High interest rates in emerging markets are paid, not earned, for currency-hedged ETFs like HEEM and DBEM.
Currency-hedged products like the Deutsche X-trackers MSCI Emerging Markets Hedged Equity ETF (DBEM | F-61) and the newly launched iShares Currency Hedged MSCI Emerging Markets ETF (HEEM) strip out the currency risk for U.S. investors, leaving just the pure performance of the underlying stocks in local emerging markets.
With developed Europe in the doldrums and the U.S. looking frothy, hedged emerging market ETFs could appeal by reducing the volatility and uncertainty from currency moves while retaining exposure to the potential growth of EM economies.
Hedging out currency risk comes at a cost, however. This cost is directly related to the prevailing local interest rates in the countries in which the fund is investing (more accurately, in the difference between the rates of those countries and the U.S. rate).
In the case of emerging markets, this is a significant head wind to performance.
High-Interest-Rate Head Winds
How significant? My back-of-the-envelope number is about 5 percent per year. (More on how I got this in a moment.) Consider the interest rates in some of the countries in which emerging market ETFs have a huge stake: China, with a rate of 6 percent, India at 8 percent and Brazil at 11 percent. These high rates account for inflation—often high in emerging market countries—plus any perceived credit risk of the issuing country.
The key point: In a currency-hedged fund, you aren’t earning these rates. You’re paying them.
Again, local interest rates effectively determine the embedded costs of hedging the currency. That’s because ETFs like HEEM and DBEM hedge their currency risk just like everyone else in the world, with forward contracts and other derivatives.

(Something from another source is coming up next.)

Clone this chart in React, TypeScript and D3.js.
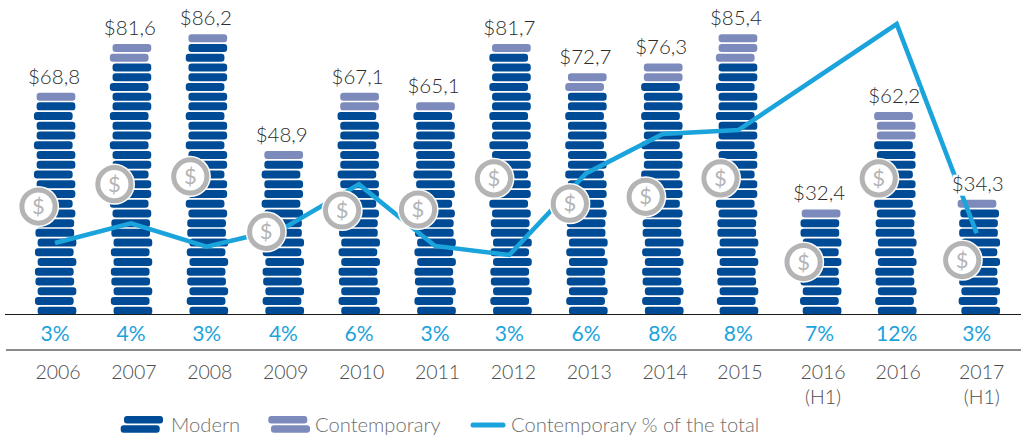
import React from "react";
import * as d3 from "d3";

const years = ["2006","2007","2008","2009","2010","2011","2012","2013","2014","2015","2016","2016","2017"];
const yearNotes = ["","","","","","","","","","","(H1)","","(H1)"];
const totals = ["$68,8","$81,6","$86,2","$48,9","$67,1","$65,1","$81,7","$72,7","$76,3","$85,4","$32,4","$62,2","$34,3"];
const modernCoins = [22,26,28,16,21,21,27,23,24,26,10,18,11];
const contemporaryCoins = [1,2,1,1,2,1,1,2,2,3,1,3,1];
const percentLabels = ["3%","4%","3%","4%","6%","3%","3%","6%","8%","8%","7%","12%","3%"];
const shareLine: (number|null)[] = [3.0,3.81,2.85,3.6,5.41,2.88,2.51,5.86,7.48,7.64,null,12,3.4];
const barSlots = [0,1,2,3,4,5,6,7,8,8.985,10.08,11.07,12.17];
const lineSlots = [-0.013,0.988,1.985,2.996,3.992,4.993,5.972,6.983,7.993,8.99,10.06,11.076,12.13];
const dollarRows = [10.7,13,13.8,8.1,10.3,10.4,13.6,11,11.7,13.6,5,13.6,5.2];
const lowerJog = [1,-1.7,1,-1.2,-1.7,1,-1.7,1,-1.2,-1.2];

const MODERN = "#004b96";
const CONTEMP = "#7d8abc";
const BLUE = "#1ba3dc";
const FONT = "Lato, 'Open Sans', sans-serif";

const x = d3.scaleLinear().domain([0, 1]).range([56, 131.9]);
const rowY = d3.scaleLinear().domain([0, 1]).range([310.7, 300.97]);
const shareY = d3.scaleLinear().domain([3, 12]).range([243, 24]);
const COIN_W = 38.7;
const COIN_H = 8;

function jog(i: number) {
  if (i < lowerJog.length) return lowerJog[i];
  return i % 3 === 2 ? -2.7 : 0;
}

function Legend() {
  const lt = { fontFamily: FONT, fontWeight: 300, fontSize: 20.2, fill: "#6f6f6f" } as const;
  return (
    <g>
      <rect x={124} y={416} width={39} height={7.5} rx={3} fill={MODERN} />
      <rect x={120.7} y={425.3} width={39} height={7.5} rx={3} fill={MODERN} />
      <text x={171} y={432} {...lt}>Modern</text>
      <rect x={268.3} y={416} width={39} height={7.5} rx={3} fill={CONTEMP} />
      <rect x={271} y={425.3} width={39} height={7.5} rx={3} fill={CONTEMP} />
      <text x={315} y={432} {...lt}>Contemporary</text>
      <line x1={473} x2={503} y1={425} y2={425} stroke={BLUE} strokeWidth={5} strokeLinecap="round" />
      <text x={511} y={432} {...lt}>Contemporary % of the total</text>
    </g>
  );
}

export default function App() {
  const pts = shareLine
    .map((v, i) => ({ v, s: lineSlots[i] }))
    .filter((p) => p.v !== null) as { v: number; s: number }[];
  const path = d3.line<{ v: number; s: number }>()
    .x((p) => x(p.s))
    .y((p) => shareY(p.v))(pts) as string;

  return (
    <svg width={1021} height={436} viewBox="0 0 1021 436"
      style={{ position: "absolute", left: 0, top: 0, display: "block", background: "#fff" }}>
      {years.map((_, b) => {
        const n = modernCoins[b] + contemporaryCoins[b];
        const cx = x(barSlots[b]);
        return (
          <g key={b}>
            {d3.range(n).map((i) => (
              <rect key={i}
                x={cx - COIN_W / 2 + jog(i)}
                y={rowY(i) - COIN_H / 2}
                width={COIN_W}
                height={COIN_H}
                rx={3.2}
                fill={i < modernCoins[b] ? MODERN : CONTEMP} />
            ))}
          </g>
        );
      })}

      <path d={path} fill="none" stroke={BLUE} strokeWidth={4.6} strokeLinejoin="miter" />

      {years.map((_, b) => {
        const cx = x(barSlots[b]) - 17.5;
        const cy = rowY(dollarRows[b]);
        return (
          <g key={b}>
            <circle cx={cx} cy={cy} r={20.6} fill="#fff" />
            <circle cx={cx} cy={cy} r={16.6} fill="#fff" stroke="#b4b4b4" strokeWidth={5} />
            <text x={cx} y={cy + 7.6} textAnchor="middle" fontFamily={FONT} fontSize={22} fill="#b4b4b4">$</text>
          </g>
        );
      })}

      {totals.map((t, b) => {
        const tx = x(barSlots[b]) - 2;
        const by = rowY(modernCoins[b] + contemporaryCoins[b] - 1) - 13;
        return (
          <g key={b}>
            <rect x={tx - 25} y={by - 16} width={50} height={21} fill="#fff" />
            <text x={tx} y={by} textAnchor="middle" fontFamily={FONT} fontWeight={300} fontSize={20.5} fill="#2b2b2b">{t}</text>
          </g>
        );
      })}

      <line x1={5} x2={1021} y1={314.5} y2={314.5} stroke="#1a1a1a" strokeWidth={1} />
      <line x1={6} x2={1021} y1={350} y2={350} stroke="#8c8c8c" strokeWidth={2} />

      {percentLabels.map((p, b) => (
        <text key={b} x={x(lineSlots[b])} y={341} textAnchor="middle" fontFamily={FONT} fontSize={21} fill={BLUE}>{p}</text>
      ))}

      {years.map((y, b) => (
        <g key={b} fontFamily={FONT} fontWeight={300} fontSize={19.5} fill="#4d4d4d" textAnchor="middle">
          <text x={x(barSlots[b]) + 2} y={379}>{y}</text>
          {yearNotes[b] && <text x={x(barSlots[b]) + 2} y={404}>{yearNotes[b]}</text>}
        </g>
      ))}

      <Legend />
    </svg>
  );
}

The derivatives themselves aren’t the problem. They simply reflect the inescapable arithmetic of hedging currency. A quick explanation: If the fund is hedging out the Indian rupee for the next month, it is short the rupee (to counteract the long rupee position in the Indian stock) and long the dollar. At the end of the month, it trades rupees for dollars.
The person on the other side of the contract needs to be compensated for missing out on the month’s interest earned on the rupee that she could have earned in an Indian bank (less that from the greenback). This cost is baked into the currency-forward contact.
And that brings me back to funds like HEEM and DBEM, which must maintain their currency hedge, month after month, year after year, effectively bearing the cost of the local interest rate.